> WORK TO COMPLETE: Type out the complete listing below word for word, without its pictures.

## Start

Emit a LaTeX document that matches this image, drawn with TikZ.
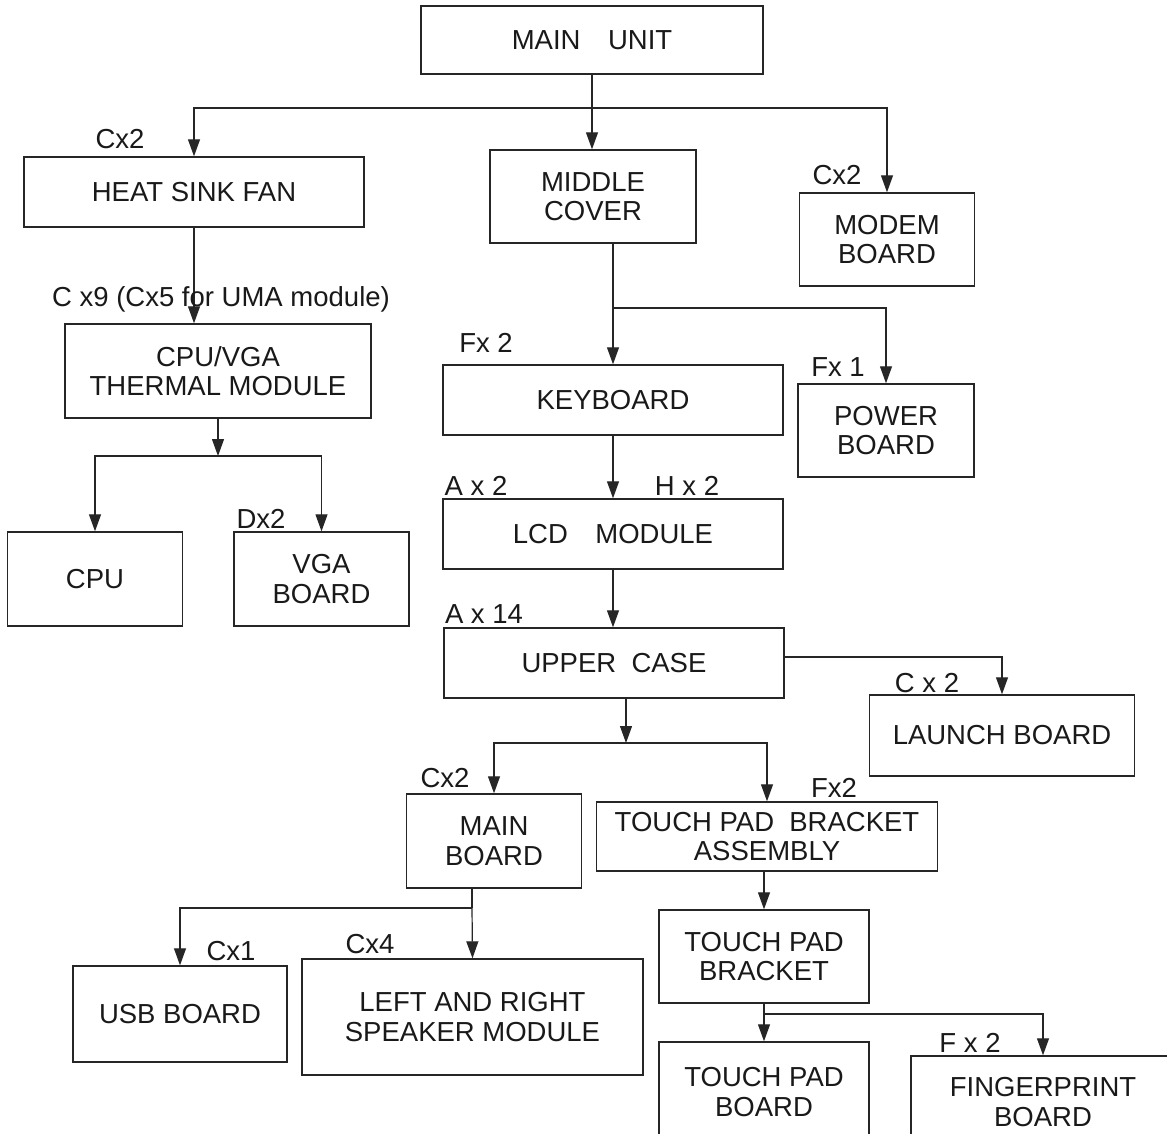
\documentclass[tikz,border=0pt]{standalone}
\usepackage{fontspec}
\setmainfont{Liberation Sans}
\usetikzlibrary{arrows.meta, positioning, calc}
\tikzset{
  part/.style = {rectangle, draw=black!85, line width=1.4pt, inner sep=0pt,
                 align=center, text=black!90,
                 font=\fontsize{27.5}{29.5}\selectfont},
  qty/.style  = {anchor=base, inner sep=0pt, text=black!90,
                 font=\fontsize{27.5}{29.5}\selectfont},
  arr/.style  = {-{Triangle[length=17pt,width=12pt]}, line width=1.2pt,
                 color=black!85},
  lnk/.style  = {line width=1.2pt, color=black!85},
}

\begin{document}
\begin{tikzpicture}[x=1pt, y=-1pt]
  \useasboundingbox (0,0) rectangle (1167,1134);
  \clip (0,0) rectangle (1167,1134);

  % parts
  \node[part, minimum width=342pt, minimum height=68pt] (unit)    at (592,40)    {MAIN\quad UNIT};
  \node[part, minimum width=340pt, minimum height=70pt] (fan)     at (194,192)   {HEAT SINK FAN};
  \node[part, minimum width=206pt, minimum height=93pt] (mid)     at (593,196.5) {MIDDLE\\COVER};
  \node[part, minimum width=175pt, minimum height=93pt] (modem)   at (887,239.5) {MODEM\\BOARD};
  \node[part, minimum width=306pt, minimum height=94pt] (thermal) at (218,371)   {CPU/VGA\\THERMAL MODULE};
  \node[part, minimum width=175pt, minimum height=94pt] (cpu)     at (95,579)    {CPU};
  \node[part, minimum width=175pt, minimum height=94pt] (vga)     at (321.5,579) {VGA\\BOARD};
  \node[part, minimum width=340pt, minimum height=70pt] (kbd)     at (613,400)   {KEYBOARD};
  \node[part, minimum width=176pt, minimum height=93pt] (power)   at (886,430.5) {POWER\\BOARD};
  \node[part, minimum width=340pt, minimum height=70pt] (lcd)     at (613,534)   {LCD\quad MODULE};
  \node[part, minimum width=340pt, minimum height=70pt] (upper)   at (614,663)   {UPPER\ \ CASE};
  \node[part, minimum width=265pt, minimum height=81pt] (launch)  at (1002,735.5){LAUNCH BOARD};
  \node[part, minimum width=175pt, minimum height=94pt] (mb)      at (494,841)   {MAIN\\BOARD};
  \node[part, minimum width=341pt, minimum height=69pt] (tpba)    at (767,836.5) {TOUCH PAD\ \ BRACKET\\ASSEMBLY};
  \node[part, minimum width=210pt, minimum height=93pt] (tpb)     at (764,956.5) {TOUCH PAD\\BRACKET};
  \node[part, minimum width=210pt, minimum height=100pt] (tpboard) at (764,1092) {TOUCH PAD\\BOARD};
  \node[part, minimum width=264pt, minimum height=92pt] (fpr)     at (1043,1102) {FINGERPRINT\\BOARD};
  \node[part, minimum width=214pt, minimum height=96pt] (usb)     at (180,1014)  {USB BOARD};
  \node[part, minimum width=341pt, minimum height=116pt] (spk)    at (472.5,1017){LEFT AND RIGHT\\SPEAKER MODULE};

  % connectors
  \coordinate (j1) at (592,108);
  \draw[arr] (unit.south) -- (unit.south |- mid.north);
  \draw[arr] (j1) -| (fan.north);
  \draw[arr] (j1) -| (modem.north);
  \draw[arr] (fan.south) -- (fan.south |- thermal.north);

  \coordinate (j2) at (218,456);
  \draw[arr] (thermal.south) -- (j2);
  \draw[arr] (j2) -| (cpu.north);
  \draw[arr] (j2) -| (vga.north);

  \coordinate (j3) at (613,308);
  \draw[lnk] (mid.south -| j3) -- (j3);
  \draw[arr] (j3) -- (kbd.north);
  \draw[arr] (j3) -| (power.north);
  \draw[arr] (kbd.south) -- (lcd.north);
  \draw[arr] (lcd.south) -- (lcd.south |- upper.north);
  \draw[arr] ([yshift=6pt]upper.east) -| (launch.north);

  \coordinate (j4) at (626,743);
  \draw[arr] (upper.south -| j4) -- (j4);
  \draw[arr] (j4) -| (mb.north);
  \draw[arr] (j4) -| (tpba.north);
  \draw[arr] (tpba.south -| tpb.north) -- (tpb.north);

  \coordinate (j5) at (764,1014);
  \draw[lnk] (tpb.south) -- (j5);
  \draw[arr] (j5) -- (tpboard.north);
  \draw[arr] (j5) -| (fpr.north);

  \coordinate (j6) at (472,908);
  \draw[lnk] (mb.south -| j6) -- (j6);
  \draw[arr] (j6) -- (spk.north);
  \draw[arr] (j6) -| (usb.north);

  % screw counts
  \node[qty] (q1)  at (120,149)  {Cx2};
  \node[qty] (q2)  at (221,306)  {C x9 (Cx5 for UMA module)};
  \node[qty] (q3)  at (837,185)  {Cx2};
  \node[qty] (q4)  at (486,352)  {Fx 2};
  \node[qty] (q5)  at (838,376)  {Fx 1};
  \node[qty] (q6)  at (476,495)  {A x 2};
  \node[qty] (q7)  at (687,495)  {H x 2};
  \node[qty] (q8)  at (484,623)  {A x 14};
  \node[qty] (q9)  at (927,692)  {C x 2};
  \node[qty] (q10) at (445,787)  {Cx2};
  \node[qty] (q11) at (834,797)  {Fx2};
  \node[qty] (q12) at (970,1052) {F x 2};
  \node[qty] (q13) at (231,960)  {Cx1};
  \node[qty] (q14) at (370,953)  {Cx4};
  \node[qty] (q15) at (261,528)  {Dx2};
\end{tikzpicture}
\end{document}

## End

> THE ANSWER:
Emit a LaTeX document that matches this image, drawn with TikZ.
\documentclass[tikz,border=0pt]{standalone}
\usepackage{fontspec}
\setmainfont{Liberation Sans}
\usetikzlibrary{arrows.meta, positioning, calc}
\tikzset{
  part/.style = {rectangle, draw=black!85, line width=1.4pt, inner sep=0pt,
                 align=center, text=black!90,
                 font=\fontsize{27.5}{29.5}\selectfont},
  qty/.style  = {anchor=base, inner sep=0pt, text=black!90,
                 font=\fontsize{27.5}{29.5}\selectfont},
  arr/.style  = {-{Triangle[length=17pt,width=12pt]}, line width=1.2pt,
                 color=black!85},
  lnk/.style  = {line width=1.2pt, color=black!85},
}

\begin{document}
\begin{tikzpicture}[x=1pt, y=-1pt]
  \useasboundingbox (0,0) rectangle (1167,1134);
  \clip (0,0) rectangle (1167,1134);

  % parts
  \node[part, minimum width=342pt, minimum height=68pt] (unit)    at (592,40)    {MAIN\quad UNIT};
  \node[part, minimum width=340pt, minimum height=70pt] (fan)     at (194,192)   {HEAT SINK FAN};
  \node[part, minimum width=206pt, minimum height=93pt] (mid)     at (593,196.5) {MIDDLE\\COVER};
  \node[part, minimum width=175pt, minimum height=93pt] (modem)   at (887,239.5) {MODEM\\BOARD};
  \node[part, minimum width=306pt, minimum height=94pt] (thermal) at (218,371)   {CPU/VGA\\THERMAL MODULE};
  \node[part, minimum width=175pt, minimum height=94pt] (cpu)     at (95,579)    {CPU};
  \node[part, minimum width=175pt, minimum height=94pt] (vga)     at (321.5,579) {VGA\\BOARD};
  \node[part, minimum width=340pt, minimum height=70pt] (kbd)     at (613,400)   {KEYBOARD};
  \node[part, minimum width=176pt, minimum height=93pt] (power)   at (886,430.5) {POWER\\BOARD};
  \node[part, minimum width=340pt, minimum height=70pt] (lcd)     at (613,534)   {LCD\quad MODULE};
  \node[part, minimum width=340pt, minimum height=70pt] (upper)   at (614,663)   {UPPER\ \ CASE};
  \node[part, minimum width=265pt, minimum height=81pt] (launch)  at (1002,735.5){LAUNCH BOARD};
  \node[part, minimum width=175pt, minimum height=94pt] (mb)      at (494,841)   {MAIN\\BOARD};
  \node[part, minimum width=341pt, minimum height=69pt] (tpba)    at (767,836.5) {TOUCH PAD\ \ BRACKET\\ASSEMBLY};
  \node[part, minimum width=210pt, minimum height=93pt] (tpb)     at (764,956.5) {TOUCH PAD\\BRACKET};
  \node[part, minimum width=210pt, minimum height=100pt] (tpboard) at (764,1092) {TOUCH PAD\\BOARD};
  \node[part, minimum width=264pt, minimum height=92pt] (fpr)     at (1043,1102) {FINGERPRINT\\BOARD};
  \node[part, minimum width=214pt, minimum height=96pt] (usb)     at (180,1014)  {USB BOARD};
  \node[part, minimum width=341pt, minimum height=116pt] (spk)    at (472.5,1017){LEFT AND RIGHT\\SPEAKER MODULE};

  % connectors
  \coordinate (j1) at (592,108);
  \draw[arr] (unit.south) -- (unit.south |- mid.north);
  \draw[arr] (j1) -| (fan.north);
  \draw[arr] (j1) -| (modem.north);
  \draw[arr] (fan.south) -- (fan.south |- thermal.north);

  \coordinate (j2) at (218,456);
  \draw[arr] (thermal.south) -- (j2);
  \draw[arr] (j2) -| (cpu.north);
  \draw[arr] (j2) -| (vga.north);

  \coordinate (j3) at (613,308);
  \draw[lnk] (mid.south -| j3) -- (j3);
  \draw[arr] (j3) -- (kbd.north);
  \draw[arr] (j3) -| (power.north);
  \draw[arr] (kbd.south) -- (lcd.north);
  \draw[arr] (lcd.south) -- (lcd.south |- upper.north);
  \draw[arr] ([yshift=6pt]upper.east) -| (launch.north);

  \coordinate (j4) at (626,743);
  \draw[arr] (upper.south -| j4) -- (j4);
  \draw[arr] (j4) -| (mb.north);
  \draw[arr] (j4) -| (tpba.north);
  \draw[arr] (tpba.south -| tpb.north) -- (tpb.north);

  \coordinate (j5) at (764,1014);
  \draw[lnk] (tpb.south) -- (j5);
  \draw[arr] (j5) -- (tpboard.north);
  \draw[arr] (j5) -| (fpr.north);

  \coordinate (j6) at (472,908);
  \draw[lnk] (mb.south -| j6) -- (j6);
  \draw[arr] (j6) -- (spk.north);
  \draw[arr] (j6) -| (usb.north);

  % screw counts
  \node[qty] (q1)  at (120,149)  {Cx2};
  \node[qty] (q2)  at (221,306)  {C x9 (Cx5 for UMA module)};
  \node[qty] (q3)  at (837,185)  {Cx2};
  \node[qty] (q4)  at (486,352)  {Fx 2};
  \node[qty] (q5)  at (838,376)  {Fx 1};
  \node[qty] (q6)  at (476,495)  {A x 2};
  \node[qty] (q7)  at (687,495)  {H x 2};
  \node[qty] (q8)  at (484,623)  {A x 14};
  \node[qty] (q9)  at (927,692)  {C x 2};
  \node[qty] (q10) at (445,787)  {Cx2};
  \node[qty] (q11) at (834,797)  {Fx2};
  \node[qty] (q12) at (970,1052) {F x 2};
  \node[qty] (q13) at (231,960)  {Cx1};
  \node[qty] (q14) at (370,953)  {Cx4};
  \node[qty] (q15) at (261,528)  {Dx2};
\end{tikzpicture}
\end{document}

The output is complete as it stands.